16. Bonus idea: Starting presentations like a TED-talk
TED-Talks (short for Technology, Entertainment, Design) take place in California every year. The content of the conference is presentations of innovations, and the best presentations get published as videos afterwards. Every presenter has got an 18-minute time slot to present their ideas, similar to a pitch presentation. This means that a strong introduction is even more important for the speaker given the short presentation time.
How do the introductions work in presentations?
Draw attention to your topics right from the start. “Set your hook” and catch your audience metaphorically. The following statistics show that a good introduction is crucial to how your presentation is perceived and how attentively you are listened to:
30% of top TED-talk speakers use Storytelling to start their presentations. Likewise, a vivid graphic or a convincing video can also increase attention at the beginning and ensure that the first impression is a good one.
Images and stories thus exert a fascinating power on us.
This is the case because quite simply, stories and images have centuries of traditions among us humans. They are the oldest means by which people have communicated and passed on knowledge and experience and continue to do so today. They are therefore the most effective levels of communication.
Studies prove that stories are remembered 22 times better than just facts. The combination of image and text is also 65% remembered after three days, while pure text loses with just under 10% of it being remembered.So, what are you waiting for? Rely on storytelling and present like a professional TED talk speaker!
For more information on how to incorporate stories correctly, see our storytelling article.

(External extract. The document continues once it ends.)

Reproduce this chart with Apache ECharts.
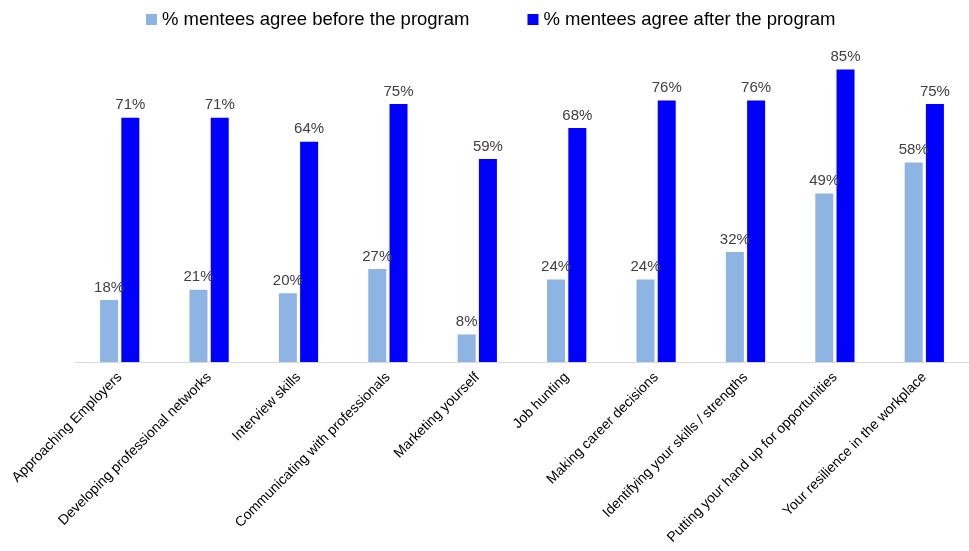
<!DOCTYPE html>
<html>
<head>
<meta charset="utf-8">
<script src="https://cdn.jsdelivr.net/npm/echarts@6/dist/echarts.min.js"></script>
<style>
  html, body { margin: 0; padding: 0; background: #fff; }
  #chart { width: 969px; height: 551px; }
</style>
</head>
<body>
<div id="chart"></div>
<script>
var categories = ['Approaching Employers', 'Developing professional networks', 'Interview skills',
    'Communicating with professionals', 'Marketing yourself', 'Job hunting', 'Making career decisions',
    'Identifying your skills / strengths', 'Putting your hand up for opportunities', 'Your resilience in the workplace'];
var beforeVals = [18, 21, 20, 27, 8, 24, 24, 32, 49, 58];
var afterVals = [71, 71, 64, 75, 59, 68, 76, 76, 85, 75];
var seriesNames = ['% mentees agree before the program', '% mentees agree after the program'];

var chart = echarts.init(document.getElementById('chart'));

var labelStyle = {
    show: true,
    position: 'top',
    distance: 5,
    color: '#404040',
    fontSize: 15,
    fontFamily: 'Liberation Sans',
    formatter: '{c}%'
};

var option = {
    animation: false,
    textStyle: { fontFamily: 'Liberation Sans' },
    legend: {
        top: 5,
        left: 141,
        itemWidth: 11,
        itemHeight: 11,
        itemGap: 58,
        icon: 'rect',
        textStyle: { fontSize: 18.5, color: '#000', fontFamily: 'Liberation Sans' },
        data: seriesNames
    },
    grid: { left: 75, right: 0, top: 18, bottom: 189, containLabel: false },
    xAxis: {
        type: 'category',
        data: categories,
        axisLine: { lineStyle: { color: '#d9d9d9', width: 1 } },
        axisTick: { show: false },
        axisLabel: {
            interval: 0,
            rotate: 45,
            color: '#000',
            fontSize: 14,
            margin: 13,
            fontFamily: 'Liberation Sans'
        }
    },
    yAxis: {
        type: 'value',
        min: 0,
        max: 100,
        show: false,
        splitLine: { show: false }
    },
    series: [
        {
            name: seriesNames[0],
            type: 'bar',
            data: beforeVals,
            barWidth: 18,
            barGap: '18%',
            itemStyle: { color: '#8eb4e3' },
            label: labelStyle
        },
        {
            name: seriesNames[1],
            type: 'bar',
            data: afterVals,
            barWidth: 18,
            itemStyle: { color: '#0000ff' },
            label: labelStyle
        }
    ]
};

chart.setOption(option);
</script>
</body>
</html>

Set the tone for the rest of your presentation
There are so many different and creative ways to start your presentation. They’ll not only improve your presentation and entertain your audience, but they’ll also make you a better presenter. Try one of these tips and you’ll soon realize that presenting can actually be an enjoyable experience! Wishing you fun and success in bringing some “magic” into the beginning of your next presentation.